Israeli Prime Minister Benjamin Netanyahu praised his country's emergency services Thursday and urged citizens not to take unnecessary risks while the cold weather persisted.
"We have waited many years for this rain. I hope that they will be blessed rains and not claim victims," he said. "I thank citizens for their patience. They understand that after the traffic jams are over, we will have full reservoirs and need this water."
The Levant is water-rich compared to other regions of the Middle East, and precipitation levels have held fairly constant over the past decade. However, as a report by the Arab Environmental Forum notes, that precipitation has been falling during a progressively narrower window of time. That has meant more intense rainfall, greater chances of flooding and more moisture lost to runoff.
Indeed, the rains the preceded the snowfall flooded coastal towns in Lebanon, causing damage and resulting in at least two fatalities. Powerful winds blowing at more than 60 mph downed trees and ripped up crops along the course of the country's southern highway.
An increase in extreme weather conditions due to climate change could be as harmful to the region as a drop in precipitation, said Fadi Karam, head of the department of irrigation and agro-meteorology at the Lebanese Agricultural Research Institute. Increased runoff and soil erosion, coupled with a decline in groundwater recharge, are pushing the region toward desertification, he said.
The storms over the Middle East are part of a larger band of cold that has settled over much of the Northern Hemisphere, bringing heavy snows and plummeting temperatures to Norway, Sweden and much of Russia. Russia is enduring its coldest winter since 1938, with temperatures in the east dropping below minus 50 degrees Fahrenheit.
High temperatures Down Under
That's a far cry from the situation in Australia, where temperatures have climbed above 120 degrees Fahrenheit and are expected to edge even higher today and tomorrow. The country has found itself in the grip of its worst heat wave in decades, driving a deadly spate of brush fires and forcing meteorologists to add a new color, violet, to their climate maps to signify temperatures over 122 degrees Fahrenheit.
The heat wave has been intensifying since New Year's Day, the product of a high-pressure system from a delayed hurricane.
Crews are battling hundreds of brush fires in New South Wales, where the hazard level has been raised to "catastrophic."

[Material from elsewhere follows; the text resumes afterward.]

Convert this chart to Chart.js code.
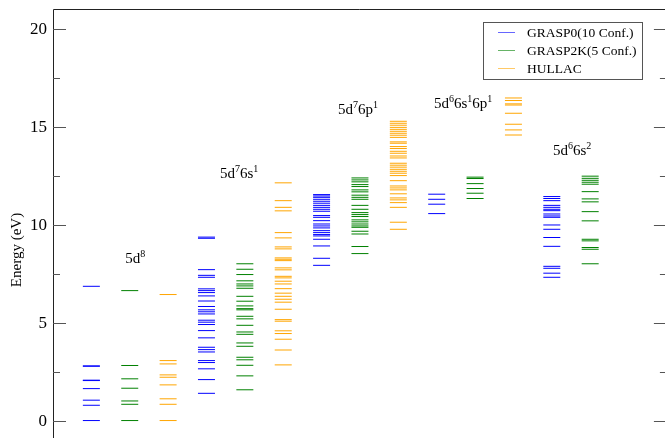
<!DOCTYPE html>
<html>
<head>
<meta charset="utf-8">
<script src="https://cdn.jsdelivr.net/npm/chart.js@4.4.0/dist/chart.umd.min.js"></script>
<style>
  html, body { margin: 0; padding: 0; background: #fff; overflow: hidden; }
  canvas { display: block; }
</style>
</head>
<body>
<canvas id="c" width="665" height="438"></canvas>
<script>
// Configurations (column groups) and calculation methods
const configurations = ['5d8', '5d76s1', '5d76p1', '5d66s16p1', '5d66s2'];
const methods = ['GRASP0(10 Conf.)', 'GRASP2K(5 Conf.)', 'HULLAC'];
const methodColors = ['#0000ff', '#008000', '#ffa500'];

// Energy axis
const yTitle = 'Energy (eV)';
const yTickValues = [0, 5, 10, 15, 20];
const yMinorTickValues = [2.5, 7.5, 12.5, 17.5];

// Configuration labels as [normal, superscript, normal, superscript, ...]
const configLabelParts = [
  ['5d', '8'],
  ['5d', '7', '6s', '1'],
  ['5d', '7', '6p', '1'],
  ['5d', '6', '6s', '1', '6p', '1'],
  ['5d', '6', '6s', '2']
];
// Label anchor: x in column units, y = baseline energy (eV)
const configLabelX = [1.88, 4.35, 7.43, 9.93, 13.03];
const configLabelY = [8.06, 12.4, 15.66, 15.97, 13.57];

// Energy levels (eV) — 5d8
const grasp0_5d8  = [0, 0.78, 1.04, 1.63, 2.04, 2.06, 2.77, 2.79, 6.85];
const grasp2k_5d8 = [0, 0.83, 1.0, 1.65, 2.13, 2.81, 6.63];
const hullac_5d8  = [0, 0.83, 1.11, 1.82, 2.21, 2.33, 2.89, 3.06, 6.43];

// 5d7 6s1
const grasp0_5d76s1 = [1.39, 2.09, 2.64, 2.96, 3.06, 3.5, 3.62, 3.74, 4.22, 4.59,
  4.9, 5.02, 5.12, 5.44, 5.55, 5.65, 5.82, 6.1, 6.36, 6.53, 6.63, 6.72,
  7.31, 7.41, 7.7, 9.3, 9.36];
const grasp2k_5d76s1 = [1.57, 2.28, 2.82, 3.1, 3.23, 3.79, 3.96, 4.4, 4.52, 4.86,
  5.19, 5.32, 5.65, 5.71, 5.85, 6.09, 6.34, 6.75, 6.87, 6.97, 7.13, 7.45,
  7.72, 8.0];
const hullac_5d76s1 = [2.84, 3.6, 4.15, 4.44, 4.58, 5.07, 5.15, 5.68, 6.04, 6.19,
  6.34, 6.5, 6.73, 6.97, 7.11, 7.28, 7.36, 7.69, 7.79, 8.16, 8.23, 8.3,
  8.76, 8.86, 9.32, 9.59, 10.7, 10.88, 11.22, 12.13];

// 5d7 6p1
const grasp0_5d76p1 = [7.92, 8.28, 8.91, 9.25, 9.42, 9.49, 9.59, 9.69, 9.83, 9.93,
  10.03, 10.2, 10.37, 10.46, 10.68, 10.78, 10.88, 10.98, 11.09, 11.19,
  11.29, 11.39, 11.46, 11.53];
const grasp2k_5d76p1 = [8.52, 8.88, 9.52, 9.66, 9.86, 9.93, 10.03, 10.14, 10.24,
  10.41, 10.51, 10.61, 10.78, 10.98, 11.29, 11.39, 11.5, 11.67, 11.77,
  11.94, 12.04, 12.18, 12.28, 12.38];
const hullac_5d76p1 = [9.76, 10.12, 10.88, 11.12, 11.26, 11.36, 11.57, 11.77, 11.87,
  11.97, 12.24, 12.5, 12.62, 12.72, 12.82, 12.93, 13.03, 13.13, 13.4, 13.5,
  13.64, 13.74, 13.88, 13.98, 14.15, 14.22, 14.45, 14.56, 14.66, 14.76,
  14.86, 14.96, 15.07, 15.17, 15.27];

// 5d6 6s1 6p1
const grasp0_5d66s16p1  = [10.56, 11.04, 11.29, 11.55];
const grasp2k_5d66s16p1 = [11.33, 11.6, 11.84, 12.09, 12.35, 12.42];
const hullac_5d66s16p1  = [14.57, 14.83, 15.12, 15.68, 16.1, 16.16, 16.33, 16.46];

// 5d6 6s2
const grasp0_5d66s2 = [7.31, 7.52, 7.77, 7.87, 8.89, 9.34, 9.76, 9.98, 10.37, 10.44,
  10.54, 10.71, 10.78, 10.88, 10.98, 11.22, 11.33, 11.43];
const grasp2k_5d66s2 = [8.0, 8.74, 8.83, 9.17, 9.25, 10.19, 10.66, 11.16, 11.31,
  11.68, 12.06, 12.16, 12.26, 12.36, 12.47];

const levelsByMethod = [
  [grasp0_5d8, grasp0_5d76s1, grasp0_5d76p1, grasp0_5d66s16p1, grasp0_5d66s2],
  [grasp2k_5d8, grasp2k_5d76s1, grasp2k_5d76p1, grasp2k_5d66s16p1, grasp2k_5d66s2],
  [hullac_5d8, hullac_5d76s1, hullac_5d76p1, hullac_5d66s16p1, null]
];

// Column position of each (configuration, method) pair: three columns per configuration
const columnOf = (ci, mi) => 1 + 3 * ci + mi;

const datasets = methods.map((label, mi) => {
  const pts = [];
  levelsByMethod[mi].forEach((levels, ci) => {
    if (!levels) return;
    levels.forEach(e => pts.push({ x: columnOf(ci, mi), y: e }));
  });
  return {
    label,
    data: pts,
    showLine: false,
    pointStyle: 'line',
    pointRadius: 8.5,
    pointHoverRadius: 8.5,
    pointBorderWidth: 1,
    borderColor: methodColors[mi],
    backgroundColor: methodColors[mi]
  };
});

const SERIF = '"Liberation Serif", "DejaVu Serif", serif';

// Axis frame, inward ticks, tick labels, axis title, configuration labels, legend
const decorations = {
  id: 'decorations',
  afterDraw(chart) {
    const { ctx, chartArea: a, scales } = chart;
    const ys = scales.y, xs = scales.x;
    ctx.save();
    // frame (plot box continues past the lower and right canvas edges)
    ctx.strokeStyle = '#222';
    ctx.lineWidth = 1;
    const fl = Math.round(a.left) + 0.5, ft = Math.round(a.top) + 0.5;
    ctx.beginPath();
    ctx.moveTo(fl, a.bottom + 2); ctx.lineTo(fl, ft); ctx.lineTo(a.right + 2, ft);
    ctx.stroke();
    // ticks on both sides, pointing inward
    ctx.strokeStyle = '#555';
    const rightEdge = xs.getPixelForValue(16);
    const tick = (v, len) => {
      const y = Math.round(ys.getPixelForValue(v)) + 0.5;
      ctx.beginPath();
      ctx.moveTo(a.left, y); ctx.lineTo(a.left + len, y);
      ctx.moveTo(rightEdge, y); ctx.lineTo(rightEdge - len, y);
      ctx.stroke();
    };
    yTickValues.forEach(v => tick(v, 13));
    yMinorTickValues.forEach(v => tick(v, 7));
    // tick labels
    ctx.fillStyle = '#000';
    ctx.font = '17px ' + SERIF;
    ctx.textAlign = 'right';
    ctx.textBaseline = 'middle';
    yTickValues.forEach(v => ctx.fillText(String(v), a.left - 6, ys.getPixelForValue(v) + 1));
    // axis title
    ctx.save();
    ctx.translate(17.5, 250);
    ctx.rotate(-Math.PI / 2);
    ctx.textAlign = 'center';
    ctx.font = '15px ' + SERIF;
    ctx.fillText(yTitle, 0, 0);
    ctx.restore();
    // configuration labels with superscripts
    ctx.textBaseline = 'alphabetic';
    ctx.textAlign = 'left';
    configLabelParts.forEach((parts, i) => {
      let x = xs.getPixelForValue(configLabelX[i]);
      const y = ys.getPixelForValue(configLabelY[i]);
      parts.forEach((t, k) => {
        const sup = k % 2 === 1;
        ctx.font = (sup ? '10px ' : '15px ') + SERIF;
        ctx.fillText(t, x, sup ? y - 6 : y);
        x += ctx.measureText(t).width;
      });
    });
    // legend
    const lx = 483.5, ly = 22.5, lw = 159, lh = 57;
    ctx.fillStyle = '#fff';
    ctx.fillRect(lx, ly, lw, lh);
    ctx.strokeStyle = '#555';
    ctx.strokeRect(lx, ly, lw, lh);
    ctx.font = '13.5px ' + SERIF;
    ctx.textBaseline = 'middle';
    chart.data.datasets.forEach((ds, i) => {
      const ry = 32.5 + i * 18;
      ctx.strokeStyle = ds.borderColor;
      ctx.globalAlpha = 0.6;
      ctx.beginPath();
      ctx.moveTo(498, ry); ctx.lineTo(515, ry);
      ctx.stroke();
      ctx.globalAlpha = 1;
      ctx.fillStyle = '#000';
      ctx.fillText(ds.label, 527, ry + 1);
    });
    ctx.restore();
  }
};

new Chart(document.getElementById('c'), {
  type: 'scatter',
  data: { datasets },
  plugins: [decorations],
  options: {
    responsive: false,
    devicePixelRatio: 1,
    animation: false,
    events: [],
    layout: { autoPadding: false, padding: { top: 9, right: 0, bottom: 0, left: 53 } },
    plugins: { legend: { display: false }, tooltip: { enabled: false } },
    scales: {
      // visible window of the plot box; columns sit at 1..14
      x: { type: 'linear', min: 0, max: 15.95, display: false },
      y: { type: 'linear', min: -0.89, max: 21, display: false }
    }
  }
});
</script>
</body>
</html>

The Intergovernmental Panel on Climate Change (IPCC) estimates that there is a 90 percent probability that climate change will contribute to more intense and longer-lasting heat waves in the future. Because the energy in weather systems is primarily derived from heat, that will likely mean more severe storms and forceful winds, the IPCC predicts.
"Whilst you would not put any one event down to climate change, we do know over time that as a result of climate change, we are going to see more extreme weather events and conditions," said Australian Prime Minister Julia Gillard, speaking to reporters last week about the ongoing heat wave.